Avec l’intensification ce week-end des attaques des rebelles houthis depuis le Yémen contre des navires croisant en mer Rouge, plusieurs armateurs européens, dont CMA CGM, ont pris la décision de stopper leurs navires. Certains ont déjà organisé le rerouting vers ou depuis l’Asie par le cap de Bonne espérance, au sud du continent africain.
Le ton monte en mer Rouge. Dernière attaque en date : lundi 18 décembre au matin, une explosion a retenti prés des côtes du Yémen, dans le détroit de Bab el-Mandeb, un lieu stratégique entre la Corne de l’Afrique et la péninsule arabique où transitent chaque année 10 % du trafic mondial d’hydrocarbures et 12 % du commerce international. Cet incident, signalé par un capitaine, a eu lieu à proximité de son navire, à environ 5 kilomètres des côtes yéménites. Le Bureau des opérations commerciales maritimes britanniques (UK MTO), installé à Dubaï, a émis une alerte.
Depuis une quinzaine de jours des navires appartement à des compagnies européennes sont l’objet d’attaques de la rébellion houtie, armée par Téhéran et le Hezbollah libanais, en soutien aux Palestiniens de la bande de Gaza. Maersk, Hapag-Lloyd, MSC et CMA CGM ont déjà fait les frais de ce regain de violence.
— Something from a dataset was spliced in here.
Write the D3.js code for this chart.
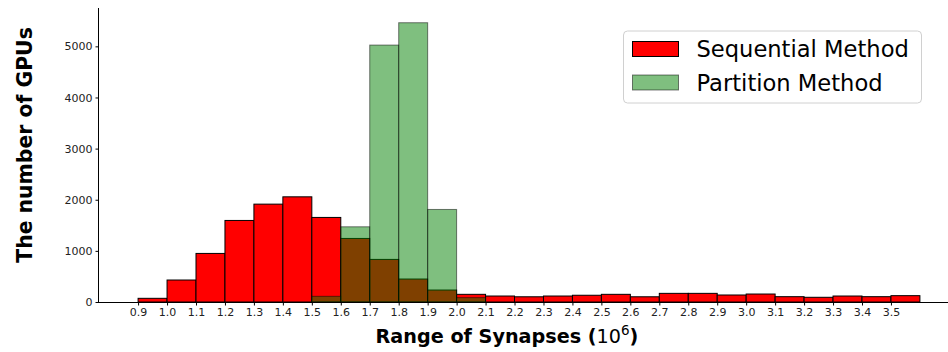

Dans ce contexte, ces quatre armateurs, parmi les plus grands au monde, ont décidé de stopper la navigation de leur porte-conteneurs dans la zone.
« Nous avons donc décidé d’ordonner à tous les porte-conteneurs de CMA CGM dans la région qui doivent passer par la mer Rouge de rejoindre des zones sûres et d’interrompre leur voyage dans des eaux sûres, avec effet immédiat et jusqu’à nouvel ordre », annonçait samedi 16 décembre un bref communiqué de l’armateur marseillais.
Quid de ces navires qui ne peuvent pas rester indéfiniment à l’arrêt ?
La solution : contourner l’Afrique
MSC, le taïwanais Evergreen et le coréen HMM (Hyundai Merchant Marine) ont d’ores et déjà opté pour un rerouting via le Cap de Bonne-Espérance. « Les autres compagnies devraient suivre, confie au Moci Héloïse Roux, Team Lead Ocean Procurement chez le commissionnaire en ligne Ovrsea. Sur un Shanghai-Le Havre, contourner l’Afrique rallonge de 10 à 15 jours le temps de navigation. Même s’il est encore trop tôt pour la chiffrer, il y aura une augmentation des coûts et certainement des congestions ainsi qu’un allongement des temps de transit. » Les contrats d’assurance devraient également devenir plus chers.
« En outre, si le rerouting est plus cher et plus long, il intervient en période de préparation du Nouvel An chinois, alors que les bateaux sont pleins et que les capacités baissent, ce qui entraîne des surcoûts », explique Héloïse Roux. S’il est difficile à l’heure actuelle d’anticiper l’évolution de la situation, « les armateurs ne paniquent pas, ce sont de grandes organisations ayant l’habitude de gérer des situations d’urgence, mais nous avons en revanche reçu beaucoup d’appels de chargeurs inquiets de la situation en mer Rouge ».
Si cette crise venait à se prolonger, bloquant une part importante du trafic maritime mondial, le train pourrait redevenir un moyen de transport pertinent entre la Chine et l’Europe, selon l’experte d’Ovrsea.